Um socioeducador que atua em outra unidade acrescenta que os funcionários não sabem quem testou positivo para Covid-19 e quem não. Ele reclama de omissão por parte da direção do centro e da Superintendência. Conforme o servidor houve uma situação na qual ele soube durante conversa informal que um colega de trabalho com quem teve contato testou positivo para o novo coronavírus.
"Nem os profissionais da enfermagem são comunicados quando alguém dá positivo. Acontece que mais de um funcionário divide a mesma atividade, então, pelo menos esse deveria ser informado sobre o resultado do outro. É um direito da pessoa saber, porque essa doença expõe o coletivo a riscos de saúde. A Seas criou um protocolo, mas não cumpre. Têm pessoas que ficam afastadas 14 dias e voltam sem realizar nenhum teste. Se tiver algum sintoma? É obrigatório ter o atestado. Sem isso, não te afastam", denunciou o socioeducador.
Outro técnico corrobora as informações prestadas pelos colegas de trabalho e diz ter "sensação de abandono". De acordo com o técnico, que também pediu para não ter sua identidade revelada, a realidade muda de acordo com o Centro. Em algumas unidades só chegam máscaras "de péssima qualidade e álcool em gel que, às vezes, nem é 70%, como indicado. Máscaras? Toucas? Óculos? Isso é coisa que só passa nas redes sociais. A maioria dos profissionais não possui", pontuou.
Medidas
Assim como a administração dos presídios, a Superintendência dos centros onde estão adolescentes em conflito com a lei não divulga os números de infectados e qual o avanço da Covid-19 no sistema socioeducativo. A Seas se negou a informar à reportagem o número de servidores afastados e também de casos confirmados da doença.
Por nota, a Seas informou que não poderia compartilhar a informação devido a questões de segurança, mas garantiu que "todas as medidas para minimizar os impactos da Covid-19 nos centros socioeducativos já estão sendo adotadas desde que os primeiros casos apareceram em nosso Estado" e que vem testando servidores, terceirizados e internos "para antecipar casos suspeitos, promover um tratamento entre casos confirmados e prevenir a disseminação do novo coronavírus nos centros socioeducativos".

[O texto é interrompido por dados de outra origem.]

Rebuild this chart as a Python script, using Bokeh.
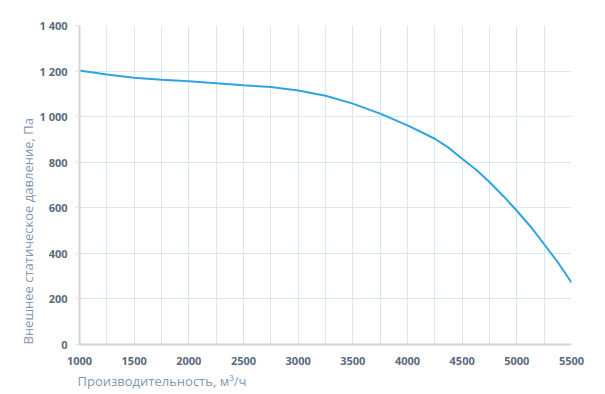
from bokeh.plotting import figure
from bokeh.models import FixedTicker, Range1d, Title
from bokeh.embed import file_html
from bokeh.resources import INLINE

airflow = [1000, 1250, 1500, 1750, 2000, 2250, 2500, 2750, 3000, 3250, 3500, 3750, 4000,
           4250, 4375, 4500, 4625, 4750, 4875, 5000, 5125, 5250, 5375, 5500]
pressure = [1203, 1185, 1171, 1162, 1155, 1147, 1138, 1130, 1115, 1092, 1057, 1013, 962,
            903, 864, 815, 768, 713, 652, 587, 518, 440, 361, 272]

x_ticks = [1000, 1500, 2000, 2500, 3000, 3500, 4000, 4500, 5000, 5500]
x_grid = [1000, 1250, 1500, 1750, 2000, 2250, 2500, 2750, 3000, 3250, 3500, 3750, 4000, 4250, 4500, 4750, 5000, 5250, 5500]
y_ticks = [0, 200, 400, 600, 800, 1000, 1200, 1400]
y_labels = ["0", "200", "400", "600", "800", "1 000", "1 200", "1 400"]

x_title = "Производительность, м³/ч"
y_title = "Внешнее  статическое  давление, Па"

p = figure(width=605, height=394, output_backend="svg", toolbar_location=None,
           x_range=Range1d(1000, 5500), y_range=Range1d(0, 1400),
           min_border_left=79, min_border_right=34, min_border_top=25, min_border_bottom=50)
p.outline_line_color = None
p.background_fill_color = "white"

font = "Open Sans"
tick_color = "#5a6a80"
title_color = "#8497b0"
grid_color = "#dae5f4"

p.xaxis.ticker = FixedTicker(ticks=x_ticks)
p.yaxis.ticker = FixedTicker(ticks=y_ticks)
p.yaxis.major_label_overrides = {t: l for t, l in zip(y_ticks, y_labels)}

p.xgrid.ticker = FixedTicker(ticks=x_grid)
p.ygrid.ticker = FixedTicker(ticks=y_ticks)
p.grid.grid_line_color = grid_color
p.grid.grid_line_width = 1

for ax in (p.xaxis, p.yaxis):
    ax.axis_line_color = "#d4d4d4"
    ax.axis_line_width = 2
    ax.minor_tick_line_color = None
    ax.major_label_text_font = font
    ax.major_label_text_font_size = "11px"
    ax.major_label_text_font_style = "bold"
    ax.major_label_text_color = tick_color

p.xaxis.major_tick_line_color = None
p.xaxis.major_tick_out = 0
p.xaxis.major_tick_in = 0
p.xaxis.major_label_standoff = 12
p.yaxis.major_tick_line_color = grid_color
p.yaxis.major_tick_out = 4
p.yaxis.major_tick_in = 0
p.yaxis.major_label_standoff = 8

p.add_layout(Title(text=x_title, align="left", text_font=font, text_font_size="13px",
                   text_font_style="normal", text_color=title_color, standoff=4, offset=-2), "below")
p.add_layout(Title(text=y_title, align="left", text_font=font, text_font_size="13px",
                   text_font_style="normal", text_color=title_color, standoff=0, offset=0), "left")

p.line(airflow, pressure, line_color="#2ea5df", line_width=2)

open("out.html", "w").write(file_html(p, INLINE))
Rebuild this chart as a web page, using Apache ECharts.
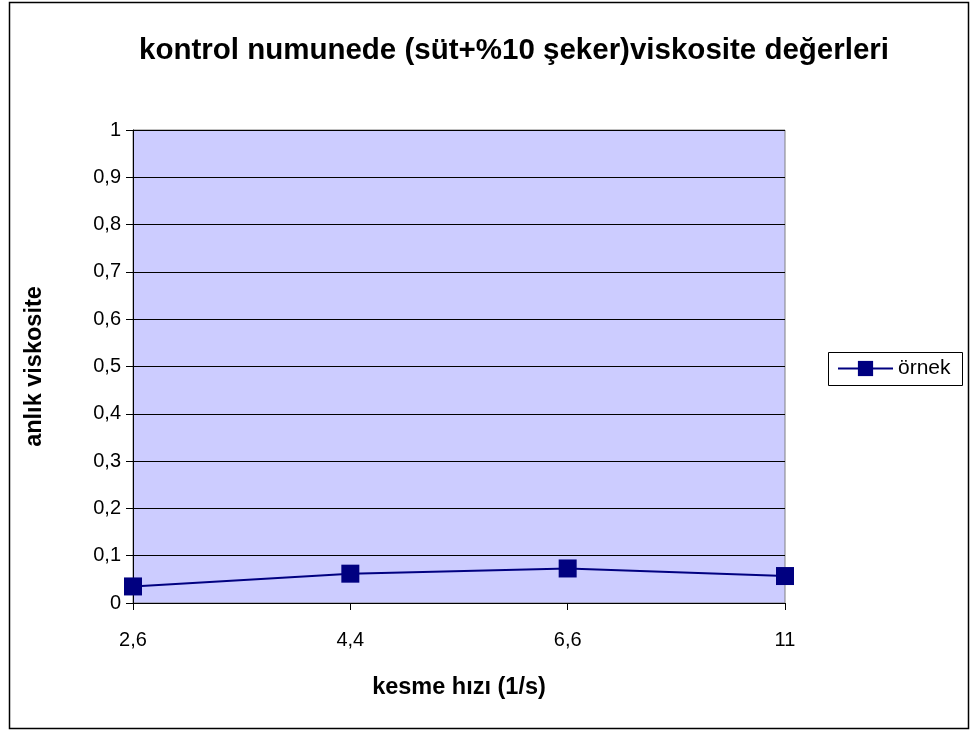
<!DOCTYPE html>
<html>
<head>
<meta charset="utf-8">
<script src="https://cdn.jsdelivr.net/npm/echarts@6/dist/echarts.min.js"></script>
<style>
    html, body { margin: 0; padding: 0; background: #fff; }
    #main { width: 971px; height: 731px; }
</style>
</head>
<body>
<div id="main"></div>
<script>
// veriler
const categories = ['2,6', '4,4', '6,6', '11']
const ornekValues = [0.035, 0.062, 0.073, 0.057]
const yTicks = [0, 0.1, 0.2, 0.3, 0.4, 0.5, 0.6, 0.7, 0.8, 0.9, 1]

const chart = echarts.init(document.getElementById('main'))
const font = 'Liberation Sans, Arial, sans-serif'

const option = {
    animation: false,
    backgroundColor: '#fff',
    title: {
        text: 'kontrol numunede (süt+%10 şeker)viskosite değerleri',
        left: 509,
        top: 31,
        textAlign: 'center',
        textStyle: { fontFamily: font, fontSize: 29.5, fontWeight: 'bold', color: '#000' }
    },
    graphic: [
        {
            type: 'rect',
            shape: { x: 9.5, y: 2.5, width: 959, height: 726 },
            style: { fill: 'none', stroke: '#000', lineWidth: 1.5 },
            silent: true
        },
        {
            type: 'rect',
            shape: { x: 828.5, y: 352.5, width: 134, height: 33 },
            style: { fill: '#fff', stroke: '#000', lineWidth: 1 },
            z: 0
        }
    ],
    legend: {
        data: ['örnek'],
        left: 837,
        top: 358,
        itemWidth: 55,
        itemHeight: 19,
        padding: 0,
        textStyle: { fontFamily: font, fontSize: 21, color: '#000' },
        z: 5
    },
    grid: {
        left: 133,
        right: 186,
        top: 130,
        bottom: 128,
        show: true,
        backgroundColor: '#ccccff',
        borderColor: '#808080',
        borderWidth: 1
    },
    xAxis: {
        type: 'category',
        data: categories,
        boundaryGap: false,
        name: 'kesme hızı (1/s)',
        nameLocation: 'middle',
        nameGap: 73,
        nameTextStyle: { fontFamily: font, fontSize: 23.5, fontWeight: 'bold', color: '#000' },
        axisLine: { lineStyle: { color: '#000', width: 1 } },
        axisTick: { show: true, length: 7, lineStyle: { color: '#000' } },
        axisLabel: { fontFamily: font, fontSize: 20, color: '#000', margin: 27 },
        splitLine: { show: false }
    },
    yAxis: {
        type: 'value',
        min: yTicks[0],
        max: yTicks[yTicks.length - 1],
        interval: 0.1,
        name: 'anlık viskosite',
        nameLocation: 'middle',
        nameGap: 86,
        nameTextStyle: { fontFamily: font, fontSize: 23.5, fontWeight: 'bold', color: '#000' },
        axisLine: { show: true, lineStyle: { color: '#000', width: 1 } },
        axisTick: { show: true, length: 7, lineStyle: { color: '#000' } },
        axisLabel: {
            fontFamily: font, fontSize: 20, color: '#000', margin: 12,
            formatter: v => String(Math.round(v * 10) / 10).replace('.', ',')
        },
        splitLine: { show: true, lineStyle: { color: '#000', width: 1 } }
    },
    series: [
        {
            name: 'örnek',
            type: 'line',
            data: ornekValues,
            symbol: 'rect',
            symbolSize: 18,
            lineStyle: { color: '#000080', width: 2 },
            itemStyle: { color: '#000080' }
        }
    ]
}

chart.setOption(option)
</script>
</body>
</html>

Também segundo a Pasta, as atividades internas dos adolescentes em cumprimento de medida continuam sendo realizadas normalmente, porém evitando aglomerações e seguindo as orientações de higienização da equipe de saúde. Para combater a doença, de acordo com a Seas, há ações baseadas em um plano de contingência, como avaliar diariamente o estado de saúde dos funcionários e internos, tira-dúvidas sobre o coronavírus, distribuição de equipamentos de proteção individual aos colaboradores, treinamento da equipe interna para lidar com casos suspeitos e suspensão de visitas de familiares.